Setting an upper surface of the interlayer dielectric 34 as a polishing stop, the CMP process may be performed to selectively polish the third copper thin film 41b and the barrier metal film. Accordingly, the third copper thin film 41b remains only in the via holes 42. That is, a second copper line 41 including the second copper thin film 41a and the third copper thin film 41b is electrically connected with the first copper line 32.

Hereinafter, the metal line of the semiconductor device and a manufacturing method thereof according to embodiments will be described with reference to the accompanying drawings. The semiconductor device according to embodiments includes a semiconductor substrate 31, a first copper line 32, a silicon nitride film 33, an interlayer dielectric 34 and a second copper line 41. The interlayer dielectric 34 is formed over the whole surface of the semiconductor substrate 31 including the first copper line 32. The second copper line 41 includes the second copper thin film 41a and the third copper thin film 41b. The second copper thin film 41a is formed within the trench areas 22A through 22D by a predetermined depth from the surface of the interlayer dielectric 34. The third copper thin film 41b is formed in the contact areas 24A and 24B between the respective trench areas 22A through 22D so as to be connected to the second copper thin film 41a and the first copper line 32. Accordingly, the second copper line 41 including the second copper thin film 41a and the third copper thin film 41b can be in electric connection with the first copper line 32.

According to embodiments as described above, since a second copper thin film is formed between first copper thin films in connection with the first copper thin films by using a first copper thin film formed in a trench as a mask, misalignment of masks are minimized during formation of the metal line. Consequently, the error rate is minimized while improving the yield rate.

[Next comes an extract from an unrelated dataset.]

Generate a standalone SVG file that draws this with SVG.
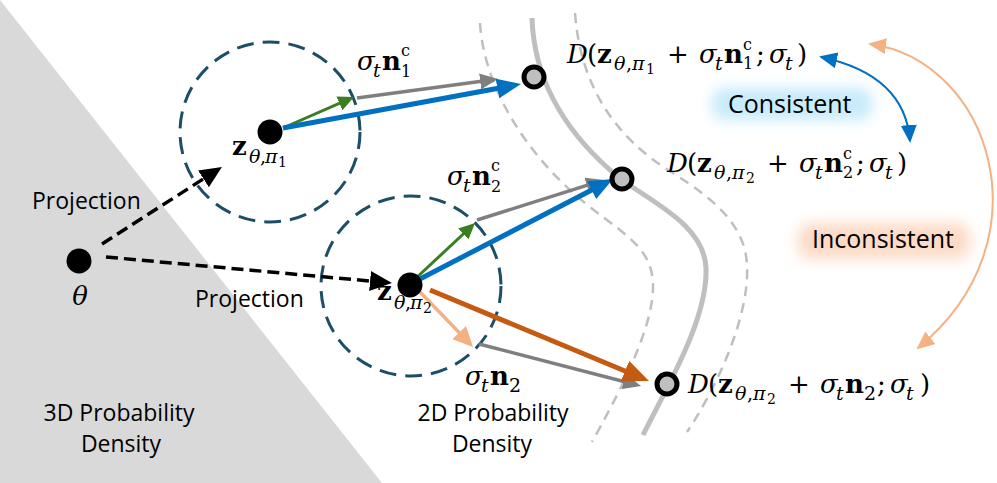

It will be obvious and apparent to those skilled in the art that various modifications and variations can be made in the embodiments disclosed. Thus, it is intended that the disclosed embodiments cover the obvious and apparent modifications and variations, provided that they are within the scope of the appended claims and their equivalents.

Claims

1. A method comprising:

forming an interlayer dielectric layer over the whole surface of a semiconductor substrate including a first metal line;

forming a plurality of trenches in trench areas each having a predetermined depth from a surface thereof by selectively removing portions of the interlayer dielectric layer;

forming a first metal film in the plurality of trenches;

forming a first photoresist pattern over the interlayer dielectric layer exposing contact areas and the first metal line;

forming via holes in the contact areas by etching the interlayer dielectric layer using the first photoresist pattern and the first metal film as masks; and

forming a second metal film in the via holes.

2. The method of claim 1, comprising removing the first photoresist pattern, and the second metal film formed over the first photoresist pattern and the first metal film by polishing.

3. The method of claim 1, wherein the first metal line and the first and the second metal films are formed of copper.

4. The method of claim 1, wherein the first metal film and the second metal film form a second metal line which is connected to the first metal line.

5. The method of claim 1, wherein the interlayer dielectric layer comprises at least one of an oxide layer, fluoro-silicate glass, and a low K material.

6. The method of claim 1, wherein forming the trench comprises:

forming a photoresist pattern over an upper part of the interlayer dielectric layer to expose the trench areas; and

forming the trenches by etching the interlayer dielectric layer using the photoresist pattern as a mask.

7. The method of claim 1, wherein forming the first metal film comprises:

forming a copper seed layer in the trenches; and

forming the first metal film over the copper seed layer by electroplating.

8. The method of claim 7, wherein the copper seed layer may be formed and the copper may be deposited at a temperature between about −20° C. to 150° C.

9. The method of claim 1, wherein forming the first metal film comprises:

forming a copper seed layer in the plurality of trenches; and

forming the first metal film by depositing copper over the copper seed layer using an metal-organic chemical vapor deposition method.

10. The method of claim 9, wherein the metal-organic chemical vapor deposition method is performed at a deposition temperature of about 50° C.˜300° C. using a precursor at about 5˜100 standard cubic centimeters per minute.

11. The method of claim 10, wherein the precursor comprises (hfac) CuTMVS or a mixture of (hfac) CuTMVS and an additive.

12. The method of claim 10, wherein the precursor comprises (hfac) CuVTMOS or a mixture of (hfac) CuVTMOS and an additive.

13. The method of claim 10, wherein the precursor comprises (hfac) CuPENTENE or a mixture of (hfac) CuPENTENE and an additive.

14. The method of claim 1, comprising forming a silicon nitride film over the whole surface of the first metal line,

wherein the via hole is formed by etching the silicon nitride film in the contact areas.

15. The method of claim 1, wherein the second metal film is formed using chemical vapor deposition.

16. The method of claim 1, wherein the second metal film is formed using physical vapor deposition.

17. An apparatus comprising:

an interlayer dielectric layer formed over the whole surface of a semiconductor substrate including a first metal line;

a first metal film formed in trench areas to a predetermined depth from a surface of the interlayer dielectric layer; and

a second metal film formed in contact areas disposed between the trench areas so as to be connected to the first metal film and the first metal line,

wherein the first metal film and the second metal film form a second metal line connected to the first metal line.

18. The apparatus of claim 17, wherein the first metal line and the first and the second metal films are formed of copper.

19. The apparatus of claim 17, wherein the interlayer dielectric comprises at least one of an oxide layer, fluoro-silicate glass, and a low K material.

20. The apparatus of claim 17, wherein the first metal film and the second metal film comprise a copper seed layer.